The cos() in math.h run faster than the x86 asm fcos.
The following code is compare between the x86 fcos and the cos() in math.h.
In this code, 1000000 times asm fcos cost 150ms; 1000000 times cos() call cost only 80ms.
How is the fcos implemented in x86? Why is the fcos much slower than cos()?

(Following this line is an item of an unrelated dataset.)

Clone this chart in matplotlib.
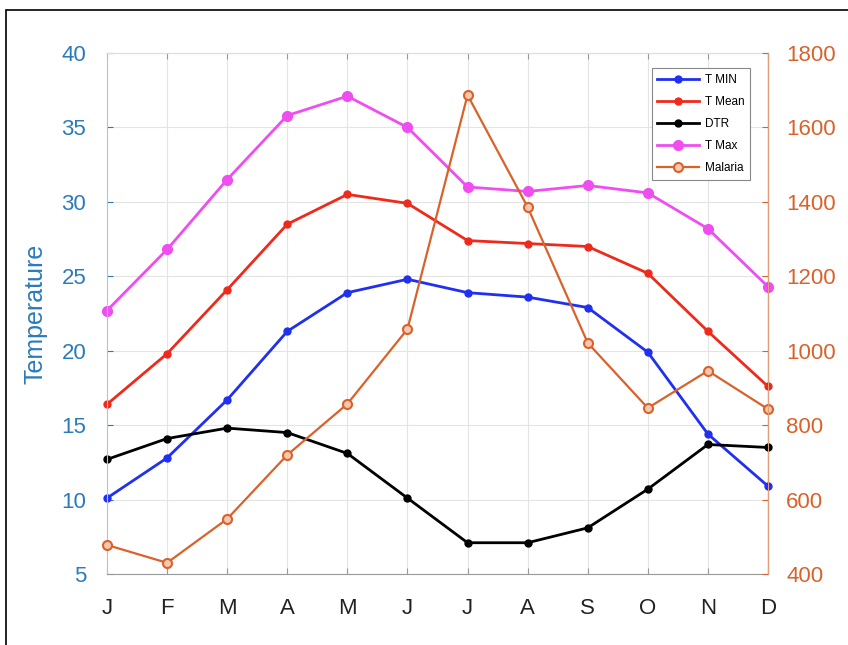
import numpy as np
from matplotlib import pyplot as plt
from matplotlib.patches import Rectangle

plt.rcParams['font.family'] = ['Liberation Sans', 'DejaVu Sans']

## monthly values
Months = ['J', 'F', 'M', 'A', 'M', 'J', 'J', 'A', 'S', 'O', 'N', 'D']
TMin = [10.1, 12.8, 16.7, 21.3, 23.9, 24.8, 23.9, 23.6, 22.9, 19.9, 14.4, 10.9]
TMean = [16.4, 19.8, 24.1, 28.5, 30.5, 29.9, 27.4, 27.2, 27.0, 25.2, 21.3, 17.6]
DTR = [12.7, 14.1, 14.8, 14.5, 13.1, 10.1, 7.1, 7.1, 8.1, 10.7, 13.7, 13.5]
TMax = [22.7, 26.8, 31.5, 35.8, 37.1, 35.0, 31.0, 30.7, 31.1, 30.6, 28.2, 24.3]
Malaria = [478, 430, 548, 720, 857, 1058, 1687, 1386, 1021, 846, 946, 843]

x = np.arange(1, 13)
blueAx = '#2b7bba'
orangeAx = '#d9622b'

fig = plt.figure(figsize=(8.48, 6.45), dpi=100)
## outer frame of the original figure
fig.patches.append(Rectangle((6/848., -0.1), 1.2, 1.1 - 10/645., transform=fig.transFigure,
                             fill=False, edgecolor='k', linewidth=1.2))

ax = fig.add_axes([107/848., 1-574/645., 661/848., 521/645.])
l1, = ax.plot(x, TMin, '-o', color='#2030f0', lw=2, ms=5, label='T MIN', clip_on=False)
l2, = ax.plot(x, TMean, '-o', color='#ee2a1c', lw=2, ms=5, label='T Mean', clip_on=False)
l3, = ax.plot(x, DTR, '-o', color='black', lw=2, ms=5, label='DTR', clip_on=False)
l4, = ax.plot(x, TMax, '-o', color='#ee4ef0', lw=2, ms=7, label='T Max', clip_on=False)
ax.set_xlim(1, 12)
ax.set_ylim(5, 40)
ax.set_yticks(np.arange(5, 41, 5))
ax.set_xticks(x)
ax.set_xticklabels(Months)
ax.grid(True, color='#e4e4e4', lw=0.8)
ax.tick_params(axis='y', colors=blueAx, labelsize=16, direction='in', length=4, pad=15)
ax.tick_params(axis='x', colors='#999999', labelcolor='#222222', labelsize=16,
               direction='in', length=4, top=True, pad=17)
ax.set_ylabel('Temperature', color=blueAx, fontsize=18, labelpad=10)
ax.spines['left'].set_color('#a8c8e0')
ax.spines['bottom'].set_color('#999999')
ax.spines['top'].set_color('#dddddd')

ax2 = ax.twinx()
l5, = ax2.plot(x, Malaria, '-o', color=orangeAx, lw=1.6, ms=6.5, mfc='#f6c8b0',
               mew=1.5, label='Malaria', clip_on=False)
ax2.set_ylim(400, 1800)
ax2.set_yticks(np.arange(400, 1801, 200))
ax2.tick_params(axis='y', colors=orangeAx, labelsize=16, direction='in', length=4, pad=13)
ax2.spines['right'].set_color('#e0a080')
ax2.spines['left'].set_visible(False)
ax2.spines['top'].set_visible(False)
ax2.spines['bottom'].set_visible(False)

leg = ax2.legend(handles=[l1, l2, l3, l4, l5], loc='upper right',
                 bbox_to_anchor=(0.973, 0.971), borderaxespad=0, fontsize=8.5,
                 handlelength=3.5, fancybox=False, edgecolor='#888888', framealpha=1,
                 borderpad=0.5, labelspacing=0.85, handletextpad=0.5)
leg.get_frame().set_linewidth(0.8)

fig.savefig('out.png', dpi=100)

My enviroment is intel i7-6820HQ + win10 + visual studio 2017.
#include "string"
#include "iostream"
#include<time.h>
#include "math.h"
int main()
{
int i;
const int i_max = 1000000;
float c = 10000;
float *d = &c;
float start_value = 8.333333f;
float* pstart_value = &start_value;
clock_t a, b;
a = clock();
__asm {
mov edx, pstart_value;
fld [edx];
}
for (i = 0; i < i_max; i++) {
__asm {
fcos;
}
}
b = clock();
printf("asm time = %u", b - a);
a = clock();
double y;
for (i = 0; i < i_max; i++) {
start_value = cos(start_value);
}
b = clock();
printf("math time = %u", b - a);
return 0;
}
According to my personal understanding, a single asm instruction is usually faster than a function call. Why in this case the fcos so slow?
Update: I have run the same code on another laptop with i7-6700HQ. On this laptop the 1000000 times fcos cost only 51ms. Why there is such a big difference between the two cpus.